*** Available data

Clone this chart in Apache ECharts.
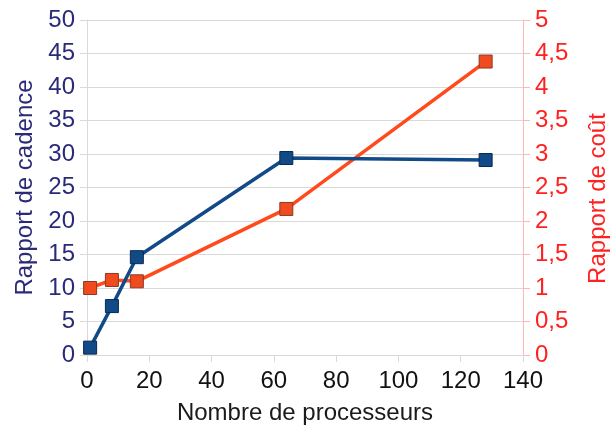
<!DOCTYPE html>
<html>
<head>
<meta charset="utf-8">
<script src="https://cdn.jsdelivr.net/npm/echarts@6/dist/echarts.min.js"></script>
<style>
	html, body { margin: 0; padding: 0; background: #fff; }
	#chart { width: 610px; height: 432px; }
</style>
</head>
<body>
<div id="chart"></div>
<script>
	// processeurs / cadence / coût
	var processors = [1, 8, 16, 64, 128];
	var cadence = [1.1, 7.3, 14.6, 29.4, 29.1];
	var cost = [1.0, 1.12, 1.1, 2.18, 4.38];

	var font = 'Liberation Sans';
	var pairs = function(xs, ys){
		return xs.map(function(x, i){ return [x, ys[i]]; });
	};

	var chart = echarts.init(document.getElementById('chart'));
	chart.setOption({
		animation: false,
		grid: { left: 87, right: 87, top: 20, bottom: 77, outerBoundsMode: 'none', containLabel: false },
		xAxis: {
			type: 'value',
			min: 0, max: 140, interval: 20,
			name: 'Nombre de processeurs',
			nameLocation: 'middle',
			nameGap: 46,
			nameTextStyle: { fontFamily: font, fontSize: 24, color: '#1a1a1a' },
			axisLine: { show: true, lineStyle: { color: '#d9d9d9' } },
			axisTick: { show: true, length: 7, lineStyle: { color: '#d9d9d9' } },
			axisLabel: { fontFamily: font, fontSize: 24, color: '#111', margin: 14 },
			splitLine: { show: false }
		},
		yAxis: [{
			type: 'value',
			position: 'left',
			min: 0, max: 50, interval: 5,
			name: 'Rapport de cadence',
			nameLocation: 'middle',
			nameGap: 50,
			nameTextStyle: { fontFamily: font, fontSize: 24, color: '#2a2a78' },
			axisLine: { show: true, lineStyle: { color: '#d9d9d9' } },
			axisTick: { show: true, length: 7, lineStyle: { color: '#d9d9d9' } },
			axisLabel: { fontFamily: font, fontSize: 24, color: '#2a2a78', margin: 12 },
			splitLine: { show: true, lineStyle: { color: '#d9d9d9' } }
		}, {
			type: 'value',
			position: 'right',
			min: 0, max: 5, interval: 0.5,
			name: 'Rapport de coût',
			nameLocation: 'middle',
			nameGap: 63,
			nameRotate: 90,
			nameTextStyle: { fontFamily: font, fontSize: 24, color: '#ff2020', padding: [0, 22, 0, 0] },
			axisLine: { show: true, lineStyle: { color: '#ffb8b8' } },
			axisTick: { show: true, length: 7, lineStyle: { color: '#ffb8b8' } },
			axisLabel: {
				fontFamily: font, fontSize: 24, color: '#ff2020', margin: 12,
				formatter: function(v){ return String(v).replace('.', ','); }
			},
			splitLine: { show: false }
		}],
		series: [{
			name: 'Rapport de coût',
			type: 'line',
			yAxisIndex: 1,
			data: pairs(processors, cost),
			symbol: 'rect',
			symbolSize: 13,
			lineStyle: { color: '#ff4a1c', width: 3.5 },
			itemStyle: { color: '#f04a1e', borderColor: '#8a3a26', borderWidth: 1 },
			z: 2
		}, {
			name: 'Rapport de cadence',
			type: 'line',
			yAxisIndex: 0,
			data: pairs(processors, cadence),
			symbol: 'rect',
			symbolSize: 13,
			lineStyle: { color: '#114a86', width: 3.5 },
			itemStyle: { color: '#114a86', borderColor: '#0a2a50', borderWidth: 1 },
			z: 3
		}]
	});
</script>
</body>
</html>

******

-- Your instructions --
Write out, word for word, the lines from the start of the data through the one holding "var cost = [1.0, 1.12, 1.1, 2.18, 4.38];". Omit pictures.

-- Worked answer --
Clone this chart in Apache ECharts.
<!DOCTYPE html>
<html>
<head>
<meta charset="utf-8">
<script src="https://cdn.jsdelivr.net/npm/echarts@6/dist/echarts.min.js"></script>
<style>
	html, body { margin: 0; padding: 0; background: #fff; }
	#chart { width: 610px; height: 432px; }
</style>
</head>
<body>
<div id="chart"></div>
<script>
	// processeurs / cadence / coût
	var processors = [1, 8, 16, 64, 128];
	var cadence = [1.1, 7.3, 14.6, 29.4, 29.1];
	var cost = [1.0, 1.12, 1.1, 2.18, 4.38];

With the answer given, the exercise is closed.